Milk or dark chocolate?
Neither, thank you.
What do you like to eat?
What do you eat? would have been a simpler question to answer. I eat fruits, apples mostly. Sometimes with a squeeze of lemon. When I want something salty I eat lettuce or cabbage. For a treat: microwave popcorn.
What do you like to eat?
I have not answered her. Apples and popcorn, I suppose. Once upon a time my answer to that question would have been very different. Once upon a time I also would have told her that I ate my eggs scrambled, chocolate dark, toast warm and just barely crisp and golden. No butter but sprinkled with salt.
But now I do not like to eat anything. I eat out of necessity, to silence my hunger and function a while longer.
Apples and popcorn
do the trick. I do not need or want anything else, her horrible bagels and cream cheese.
I would like to order off the menu please. Something healthy and natural, something like—
Popcorn?
she interrupts. Her patience and even her fake, thread-thin smile have run out.
You would need to eat thirty-five bags a day, or forty-six point sixty-six medium apples to meet your caloric needs.
She has succeeded, again, in shocking me into silence. I do not understand what she means. Rather, I do not want to understand what she means by “caloric needs.”

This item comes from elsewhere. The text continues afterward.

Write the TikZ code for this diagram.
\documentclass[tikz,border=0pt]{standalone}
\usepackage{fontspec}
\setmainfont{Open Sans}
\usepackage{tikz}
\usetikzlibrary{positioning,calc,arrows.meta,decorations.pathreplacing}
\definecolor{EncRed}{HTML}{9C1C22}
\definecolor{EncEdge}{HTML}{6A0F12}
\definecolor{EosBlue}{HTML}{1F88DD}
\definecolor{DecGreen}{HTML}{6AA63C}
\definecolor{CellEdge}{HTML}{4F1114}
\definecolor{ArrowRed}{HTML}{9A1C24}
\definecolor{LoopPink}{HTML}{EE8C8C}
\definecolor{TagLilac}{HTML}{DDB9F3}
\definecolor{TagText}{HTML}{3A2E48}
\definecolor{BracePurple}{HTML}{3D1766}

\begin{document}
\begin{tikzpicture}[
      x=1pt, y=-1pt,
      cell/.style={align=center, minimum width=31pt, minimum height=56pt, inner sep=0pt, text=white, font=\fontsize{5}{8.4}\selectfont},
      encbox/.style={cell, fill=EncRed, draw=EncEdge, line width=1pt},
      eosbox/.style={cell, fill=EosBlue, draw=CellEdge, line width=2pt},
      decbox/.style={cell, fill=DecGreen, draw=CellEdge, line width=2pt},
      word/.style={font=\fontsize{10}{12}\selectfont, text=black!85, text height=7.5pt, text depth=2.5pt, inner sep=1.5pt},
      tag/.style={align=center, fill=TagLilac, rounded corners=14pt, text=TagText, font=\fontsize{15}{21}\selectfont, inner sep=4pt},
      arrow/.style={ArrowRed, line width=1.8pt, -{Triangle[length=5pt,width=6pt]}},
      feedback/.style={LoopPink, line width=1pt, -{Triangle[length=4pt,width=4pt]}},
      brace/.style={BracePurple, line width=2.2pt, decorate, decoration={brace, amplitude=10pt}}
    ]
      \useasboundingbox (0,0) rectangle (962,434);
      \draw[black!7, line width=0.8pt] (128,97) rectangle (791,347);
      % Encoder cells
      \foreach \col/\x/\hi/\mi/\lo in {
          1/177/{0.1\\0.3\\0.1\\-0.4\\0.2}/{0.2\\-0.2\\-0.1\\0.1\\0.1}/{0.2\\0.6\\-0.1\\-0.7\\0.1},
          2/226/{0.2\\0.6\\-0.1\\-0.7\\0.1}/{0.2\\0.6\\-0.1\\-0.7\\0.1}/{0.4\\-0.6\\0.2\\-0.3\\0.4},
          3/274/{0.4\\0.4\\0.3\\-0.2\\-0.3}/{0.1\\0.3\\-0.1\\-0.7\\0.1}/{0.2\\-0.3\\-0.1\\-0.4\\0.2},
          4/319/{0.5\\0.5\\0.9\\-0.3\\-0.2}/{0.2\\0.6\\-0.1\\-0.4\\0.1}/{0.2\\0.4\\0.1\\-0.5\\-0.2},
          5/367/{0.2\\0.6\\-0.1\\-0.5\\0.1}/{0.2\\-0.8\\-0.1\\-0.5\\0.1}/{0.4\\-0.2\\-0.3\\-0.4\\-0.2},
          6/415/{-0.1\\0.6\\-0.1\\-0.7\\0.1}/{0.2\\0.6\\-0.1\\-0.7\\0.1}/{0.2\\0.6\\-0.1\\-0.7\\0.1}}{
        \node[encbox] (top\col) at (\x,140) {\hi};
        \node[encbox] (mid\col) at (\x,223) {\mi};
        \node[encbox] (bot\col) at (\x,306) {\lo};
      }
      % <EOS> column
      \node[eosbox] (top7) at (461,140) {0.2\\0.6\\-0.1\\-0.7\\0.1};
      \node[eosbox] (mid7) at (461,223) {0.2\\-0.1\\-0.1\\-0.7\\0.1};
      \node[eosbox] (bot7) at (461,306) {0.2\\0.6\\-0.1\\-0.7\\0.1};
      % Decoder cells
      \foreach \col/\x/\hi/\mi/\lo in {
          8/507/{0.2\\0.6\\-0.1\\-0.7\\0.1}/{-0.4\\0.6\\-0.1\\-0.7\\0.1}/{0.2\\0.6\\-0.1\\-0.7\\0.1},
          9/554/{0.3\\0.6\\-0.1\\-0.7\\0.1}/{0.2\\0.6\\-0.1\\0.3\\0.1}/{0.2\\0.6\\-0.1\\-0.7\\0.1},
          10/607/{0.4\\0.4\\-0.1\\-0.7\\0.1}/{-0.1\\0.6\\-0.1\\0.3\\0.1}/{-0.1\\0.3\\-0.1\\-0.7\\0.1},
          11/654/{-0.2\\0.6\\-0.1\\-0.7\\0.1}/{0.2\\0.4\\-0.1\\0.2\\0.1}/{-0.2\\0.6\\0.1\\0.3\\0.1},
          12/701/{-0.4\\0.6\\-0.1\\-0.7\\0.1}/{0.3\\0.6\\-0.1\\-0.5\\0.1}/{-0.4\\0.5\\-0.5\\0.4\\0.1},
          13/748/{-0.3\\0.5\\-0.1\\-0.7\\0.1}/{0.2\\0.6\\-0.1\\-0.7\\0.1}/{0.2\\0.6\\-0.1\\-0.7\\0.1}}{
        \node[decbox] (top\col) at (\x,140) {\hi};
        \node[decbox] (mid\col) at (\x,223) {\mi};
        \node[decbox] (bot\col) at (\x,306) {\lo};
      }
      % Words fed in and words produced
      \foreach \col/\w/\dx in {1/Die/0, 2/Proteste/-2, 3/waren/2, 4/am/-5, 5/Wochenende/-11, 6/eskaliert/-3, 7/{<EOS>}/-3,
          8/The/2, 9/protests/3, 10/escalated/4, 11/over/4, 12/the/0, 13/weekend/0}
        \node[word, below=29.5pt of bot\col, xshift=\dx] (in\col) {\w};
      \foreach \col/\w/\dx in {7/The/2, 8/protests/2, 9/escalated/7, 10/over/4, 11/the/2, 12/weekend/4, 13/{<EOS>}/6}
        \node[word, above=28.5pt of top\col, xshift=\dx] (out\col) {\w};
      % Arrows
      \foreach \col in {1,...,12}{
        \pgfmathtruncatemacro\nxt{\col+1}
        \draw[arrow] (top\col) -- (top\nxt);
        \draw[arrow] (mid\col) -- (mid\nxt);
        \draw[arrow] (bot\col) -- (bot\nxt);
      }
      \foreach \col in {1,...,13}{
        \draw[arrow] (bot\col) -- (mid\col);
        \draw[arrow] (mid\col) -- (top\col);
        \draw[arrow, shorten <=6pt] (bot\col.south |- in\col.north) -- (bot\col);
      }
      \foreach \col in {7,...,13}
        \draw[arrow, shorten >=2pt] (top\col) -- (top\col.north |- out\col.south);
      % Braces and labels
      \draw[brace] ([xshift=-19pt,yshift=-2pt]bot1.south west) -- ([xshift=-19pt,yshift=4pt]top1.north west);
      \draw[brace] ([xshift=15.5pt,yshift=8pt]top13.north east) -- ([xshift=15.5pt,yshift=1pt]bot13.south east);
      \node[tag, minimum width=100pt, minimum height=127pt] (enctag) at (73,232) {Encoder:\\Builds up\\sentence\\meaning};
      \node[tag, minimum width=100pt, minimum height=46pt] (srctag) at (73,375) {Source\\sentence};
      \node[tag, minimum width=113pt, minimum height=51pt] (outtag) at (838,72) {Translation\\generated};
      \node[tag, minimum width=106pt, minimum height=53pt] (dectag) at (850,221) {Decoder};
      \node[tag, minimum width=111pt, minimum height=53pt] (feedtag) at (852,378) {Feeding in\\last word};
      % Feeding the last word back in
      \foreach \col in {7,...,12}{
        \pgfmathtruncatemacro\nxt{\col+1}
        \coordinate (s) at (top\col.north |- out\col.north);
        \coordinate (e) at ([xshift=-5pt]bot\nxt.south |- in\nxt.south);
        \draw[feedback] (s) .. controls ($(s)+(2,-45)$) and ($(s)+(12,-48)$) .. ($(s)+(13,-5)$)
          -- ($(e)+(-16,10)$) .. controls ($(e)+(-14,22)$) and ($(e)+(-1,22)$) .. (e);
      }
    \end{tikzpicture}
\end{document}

Let me explain the refeeding process to you, who seem to know so much about nutrition:
A normal body, at rest, needs a thousand calories to survive. Just the basics: heartbeat, breath, blood flow, body temperature.

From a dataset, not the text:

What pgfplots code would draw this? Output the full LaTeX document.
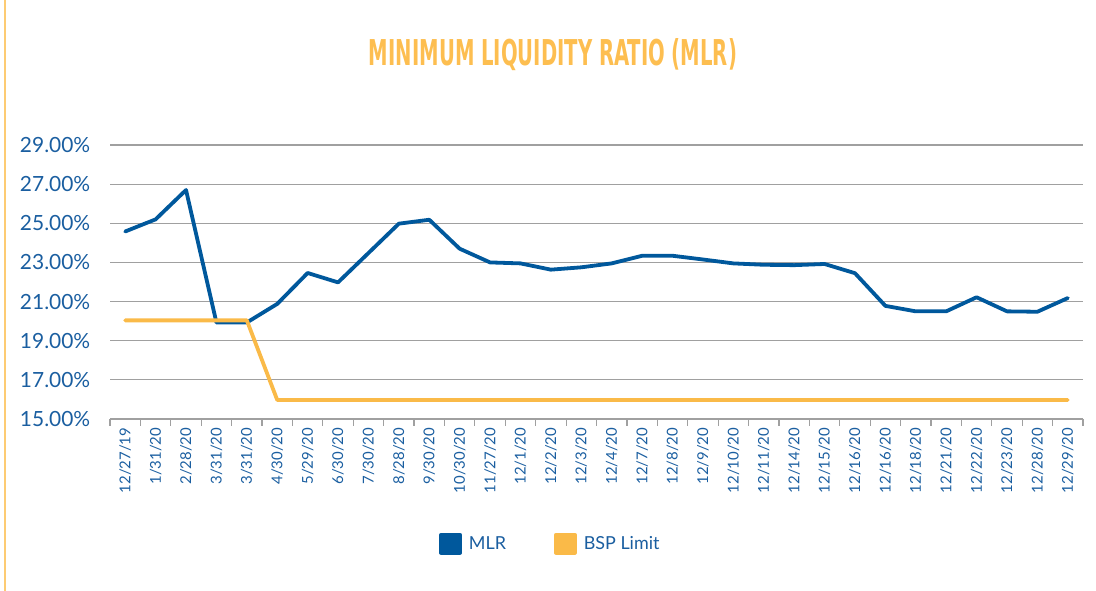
\documentclass[border=0pt]{standalone}
\usepackage{fontspec}
\setmainfont{Lato}
\newfontfamily\titlefont{DejaVu Sans Condensed}[BoldFont={DejaVu Sans Condensed Bold}]
\usepackage{pgfplots}
\pgfplotsset{compat=1.18}
\definecolor{mlrblue}{RGB}{0,88,156}
\definecolor{lblblue}{RGB}{26,94,160}
\definecolor{bsporange}{RGB}{250,186,72}
\definecolor{titleorange}{RGB}{253,190,80}
\definecolor{gridgray}{RGB}{160,160,160}
\begin{document}
\begin{tikzpicture}[x=1bp,y=1bp]
\useasboundingbox (0,0) rectangle (1096,591);
\draw[titleorange!80, line width=1.5bp] (5,0) -- (5,591);
\node at (553,536) {\color{titleorange}\resizebox{368bp}{27bp}{\titlefont\bfseries MINIMUM LIQUIDITY RATIO (MLR)}};
\begin{axis}[
  at={(110bp,172bp)}, anchor=south west,
  scale only axis, width=973bp, height=274bp,
  xmin=-0.5, xmax=31.5, ymin=15, ymax=29,
  axis x line*=bottom, axis y line*=left,
  y axis line style={draw=none},
  x axis line style={draw=gridgray, line width=1.2bp},
  xtick={0,...,31},
  xticklabels={12/27/19,1/31/20,2/28/20,3/31/20,3/31/20,4/30/20,5/29/20,6/30/20,7/30/20,8/28/20,9/30/20,10/30/20,11/27/20,12/1/20,12/2/20,12/3/20,12/4/20,12/7/20,12/8/20,12/9/20,12/10/20,12/11/20,12/14/20,12/15/20,12/16/20,12/16/20,12/18/20,12/21/20,12/22/20,12/23/20,12/28/20,12/29/20},
  major x tick style={draw=none},
  minor xtick={-0.5,0.5,...,31.5},
  minor x tick style={draw=gridgray, line width=1.2bp},
  tick align=outside,
  minor tick length=7bp,
  xticklabel style={rotate=90, anchor=east, font=\fontsize{15}{17}\selectfont, text=lblblue, xshift=-1bp},
  ytick={15,17,...,29},
  yticklabels={15.00\%,17.00\%,19.00\%,21.00\%,23.00\%,25.00\%,27.00\%,29.00\%},
  yticklabel style={font=\fontsize{21}{24}\selectfont, text=lblblue, xshift=-12bp},
  ytick style={draw=none},
  ymajorgrids, major grid style={draw=gridgray, line width=1.2bp},
  legend style={at={(0.4525,-0.455)}, anchor=center, draw=none, legend columns=2,
    font=\fontsize{18}{21}\selectfont, text=lblblue,
    /tikz/every odd column/.append style={column sep=5bp},
    /tikz/every even column/.append style={column sep=46bp}},
  legend cell align=left,
  clip=false,
]
\addplot[mlrblue, line width=3.8bp, line join=round, line cap=round,
  legend image code/.code={\fill[mlrblue] (0bp,-9bp) rectangle (19bp,9bp);}]
  coordinates {
  (0,24.58) (1,25.2) (2,26.7) (3,19.93) (4,19.93) (5,20.88) (6,22.46) (7,21.98)
  (8,23.48) (9,24.98) (10,25.18) (11,23.7) (12,23.0) (13,22.95) (14,22.63) (15,22.75)
  (16,22.95) (17,23.34) (18,23.34) (19,23.15) (20,22.95) (21,22.88) (22,22.86) (23,22.92)
  (24,22.45) (25,20.78) (26,20.5) (27,20.5) (28,21.22) (29,20.5) (30,20.48) (31,21.18)};
\addlegendentry{MLR}
\addplot[bsporange, line width=3.8bp, line join=round, line cap=round,
  legend image code/.code={\fill[bsporange] (0bp,-9bp) rectangle (19bp,9bp);}]
  coordinates {
  (0,20.04) (1,20.04) (2,20.04) (3,20.04) (4,20.04) (5,15.97) (6,15.97) (7,15.97)
  (8,15.97) (9,15.97) (10,15.97) (11,15.97) (12,15.97) (13,15.97) (14,15.97) (15,15.97)
  (16,15.97) (17,15.97) (18,15.97) (19,15.97) (20,15.97) (21,15.97) (22,15.97) (23,15.97)
  (24,15.97) (25,15.97) (26,15.97) (27,15.97) (28,15.97) (29,15.97) (30,15.97) (31,15.97)};
\addlegendentry{BSP Limit}
\end{axis}
\end{tikzpicture}
\end{document}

I already wince at a thousand.
A normal woman of your height and age needs a thousand to fifteen hundred more to carry out the basic active functions of her day: like getting out of bed, going to work. Driving her car, talking on the phone, picking up groceries, walking the dog, hanging her coat up, even watching TV … but you need even more than that.
More? More? Than two thousand calories? More than two thousand five hundred?

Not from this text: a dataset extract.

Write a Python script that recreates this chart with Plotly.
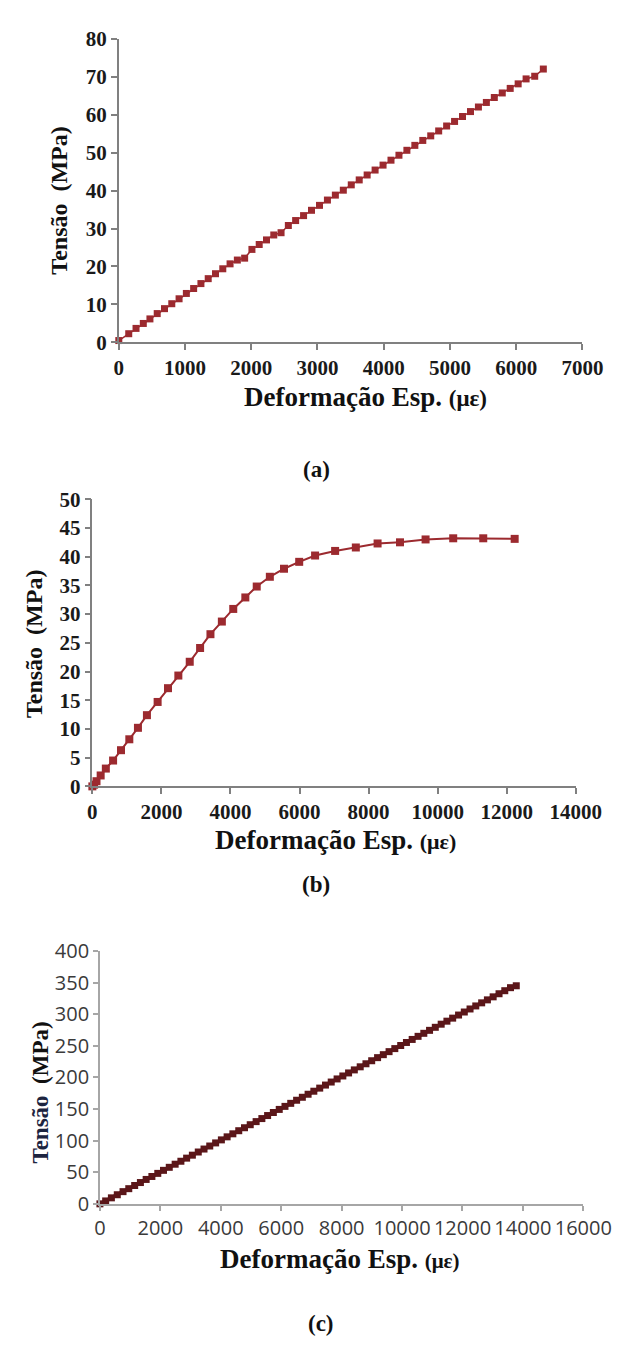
import plotly.graph_objects as go

# ---------------- data ----------------
# (a)
strain_a = [0, 150, 260, 370, 470, 580, 690, 800, 910, 1020, 1130, 1240, 1350, 1460, 1570,
            1680, 1790, 1900, 2010, 2120, 2230, 2340, 2450, 2560, 2670, 2790, 2910, 3030,
            3150, 3270, 3390, 3510, 3630, 3750, 3870, 3990, 4110, 4230, 4350, 4470, 4590,
            4710, 4830, 4950, 5070, 5190, 5310, 5430, 5550, 5670, 5790, 5910, 6030, 6150,
            6280, 6410]
stress_a = [0.5, 2.3, 3.7, 5.0, 6.2, 7.6, 8.9, 10.2, 11.5, 12.9, 14.2, 15.5, 16.8, 18.1, 19.4,
            20.7, 21.7, 22.2, 24.5, 25.8, 27.0, 28.3, 28.9, 30.8, 32.1, 33.4, 34.8, 36.1,
            37.5, 38.8, 40.1, 41.5, 42.8, 44.1, 45.4, 46.7, 48.0, 49.3, 50.6, 51.9, 53.2,
            54.4, 55.7, 57.0, 58.2, 59.5, 60.8, 62.0, 63.2, 64.5, 65.7, 66.9, 68.1, 69.4,
            70.1, 72.0]

# (b)
strain_b = [0, 50, 120, 240, 390, 600, 830, 1070, 1320, 1580, 1890, 2190, 2490, 2820, 3120,
            3420, 3750, 4080, 4430, 4760, 5140, 5550, 5990, 6450, 7030, 7630, 8260, 8910,
            9650, 10450, 11320, 12230]
stress_b = [0, 0.3, 0.9, 1.9, 3.1, 4.5, 6.3, 8.2, 10.2, 12.4, 14.7, 17.1, 19.3, 21.7, 24.1,
            26.5, 28.7, 30.9, 32.9, 34.8, 36.5, 37.9, 39.1, 40.2, 41.0, 41.6, 42.3, 42.5,
            43.0, 43.2, 43.2, 43.1]

# (c)
strain_c = [0, 190, 380, 575, 765, 955, 1150, 1340, 1530, 1720, 1915, 2105, 2295, 2490, 2680,
            2870, 3060, 3255, 3445, 3635, 3830, 4020, 4210, 4400, 4595, 4785, 4975, 5170,
            5360, 5550, 5740, 5935, 6125, 6315, 6510, 6700, 6890, 7080, 7275, 7465, 7655,
            7850, 8040, 8230, 8420, 8615, 8805, 8995, 9190, 9380, 9570, 9760, 9955, 10145,
            10335, 10530, 10720, 10910, 11100, 11295, 11485, 11675, 11870, 12060, 12250,
            12440, 12635, 12825, 13015, 13210, 13400, 13590, 13780]
stress_c = [0, 4.6, 9.5, 14.4, 19.3, 24.0, 29.0, 33.7, 38.6, 43.3, 48.2, 53.0, 57.8, 62.7, 67.4,
            72.3, 77.0, 82.0, 86.7, 91.5, 96.4, 101.2, 106.0, 110.8, 115.7, 120.4, 125.2, 130.1,
            134.9, 139.7, 144.5, 149.4, 154.2, 159.0, 163.9, 168.6, 173.4, 178.2, 183.1, 187.9,
            192.7, 197.6, 202.3, 207.1, 211.9, 216.8, 221.6, 226.4, 231.3, 236.0, 240.8, 245.6,
            250.5, 255.3, 260.1, 265.0, 269.8, 274.5, 279.3, 284.2, 289.0, 293.8, 298.7, 303.5,
            308.3, 313.1, 318.0, 322.7, 327.5, 332.4, 337.2, 342.0, 345.0]

x_title = "Deformação Esp."
y_title = "Tensão  (MPa)"
panel_labels = ["(a)", "(b)", "(c)"]

# ---------------- figure ----------------
W, H = 627, 1348
def px(x):
    return x / W
def py(y):
    return 1 - y / H

RED = "#9c2a2f"
DARK = "#5b1619"
SERIF = "Liberation Serif"
SANS = "Open Sans"

fig = go.Figure()
fig.add_trace(go.Scatter(x=strain_a, y=stress_a, mode="lines+markers", xaxis="x", yaxis="y",
                         line=dict(color=RED, width=1.5),
                         marker=dict(symbol="square", size=7, color=RED),
                         cliponaxis=False, showlegend=False))
fig.add_trace(go.Scatter(x=strain_b, y=stress_b, mode="lines+markers", xaxis="x2", yaxis="y2",
                         line=dict(color=RED, width=2),
                         marker=dict(symbol="square", size=8, color=RED),
                         cliponaxis=False, showlegend=False))
fig.add_trace(go.Scatter(x=strain_c, y=stress_c, mode="lines+markers", xaxis="x3", yaxis="y3",
                         line=dict(color=DARK, width=3.5),
                         marker=dict(symbol="square", size=7, color=DARK),
                         cliponaxis=False, showlegend=False))

serif_tick = dict(family=SERIF, size=21, color="#1a1a1a", weight="bold")
sans_tick = dict(family=SANS, size=20, color="#3a3a3a")

def ax(domain, rng, dtick, font, color, anchor, ticklen=6):
    return dict(domain=domain, range=rng, dtick=dtick, tick0=0, tickformat="d",
                showgrid=False, zeroline=False,
                showline=True, linecolor=color, linewidth=1.5, ticks="outside",
                ticklen=ticklen, tickwidth=1.5, tickcolor=color, tickfont=font,
                anchor=anchor, fixedrange=True)

fig.update_layout(
    width=W, height=H, margin=dict(l=0, r=0, t=0, b=0),
    paper_bgcolor="white", plot_bgcolor="white",
    xaxis=ax([px(111), px(602)], [0, 7000], 1000, serif_tick, "#808080", "y"),
    yaxis=ax([py(327), py(17)], [0, 80], 10, serif_tick, "#808080", "x"),
    xaxis2=ax([px(83), px(595)], [0, 14000], 2000, serif_tick, "#808080", "y2"),
    yaxis2=ax([py(780), py(487)], [0, 50], 5, serif_tick, "#808080", "x2"),
    xaxis3=ax([px(91), px(603)], [0, 16000], 2000, sans_tick, "#a6a6a6", "y3", 5),
    yaxis3=ax([py(1206), py(948)], [0, 400], 50, sans_tick, "#a6a6a6", "x3", 5),
)

def xt(cx, cy, small):
    fig.add_annotation(x=px(cx), y=py(cy), xref="paper", yref="paper", showarrow=False,
                       xanchor="center", yanchor="middle",
                       text=x_title + " <span style='font-size:%dpx'>(με)</span>" % small,
                       font=dict(family=SERIF, size=27, color="#111111", weight="bold"))

def yt(cx, cy, text, size=24):
    fig.add_annotation(x=px(cx), y=py(cy), xref="paper", yref="paper", showarrow=False,
                       xanchor="center", yanchor="middle", textangle=-90, text=text,
                       font=dict(family=SERIF, size=size, color="#111111", weight="bold"))

def lab(cx, cy, text):
    fig.add_annotation(x=px(cx), y=py(cy), xref="paper", yref="paper", showarrow=False,
                       xanchor="center", yanchor="middle", text=text,
                       font=dict(family=SERIF, size=23, color="#111111", weight="bold"))

xt(372, 383, 23)
yt(48, 182, y_title)
lab(320, 457, panel_labels[0])

xt(340, 835, 22)
yt(22, 635, y_title)
lab(320, 880, panel_labels[1])

xt(345, 1262, 21)
yt(28, 1092, "<span style='color:#1c2440'>Tensão</span>  (MPa)", 23)
lab(325, 1328, panel_labels[2])

fig.write_html("out.html")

Because you’ve been starving and overexercising, you’ve been feeding on your own organs. You have no fat reserves, no period, no calcium in your bones. No estradiol in your bloodstream. In fact, you are less woman now than a two-year-old girl.
She is treating me like that two-year-old girl, the recurring theme of this place. But I have no time to be angry; the nutritionist drops her next bomb:
In order to repair the damage you’ve done, your body needs more energy. More energy means more calories: five hundred more, at least.
I do the math, poorly, in my head. I feel a panic attack coming on.
Two thousand five hundred calories?
I shriek.
At least. Probably more. I have had patients consume up to three thousand five hundred for results.
Three thousand five hundred calories! A day! More food than I consume in four! She is mad, utterly mad.
You need low-volume, high-fat, calorie-dense foods. Believe me, thirty-five bags of popcorn will not fit in that stomach of yours.
I do not even bother to hold back the tears. The time is past for pretense at poise. I cry like that two-year-old girl, terrified and trapped in a body I have no use for.
I do not scream. I hiccup and sob. I tell her to go to hell and that I am done. I am taking my anorexia with me and we are both going home.
If you leave you will die,
she says, indifferent, bringing this conversation to an end. She walks past the plush red chair and opens the door. Our first session is over.
And keep in mind that you have two refusals left before you get the tube.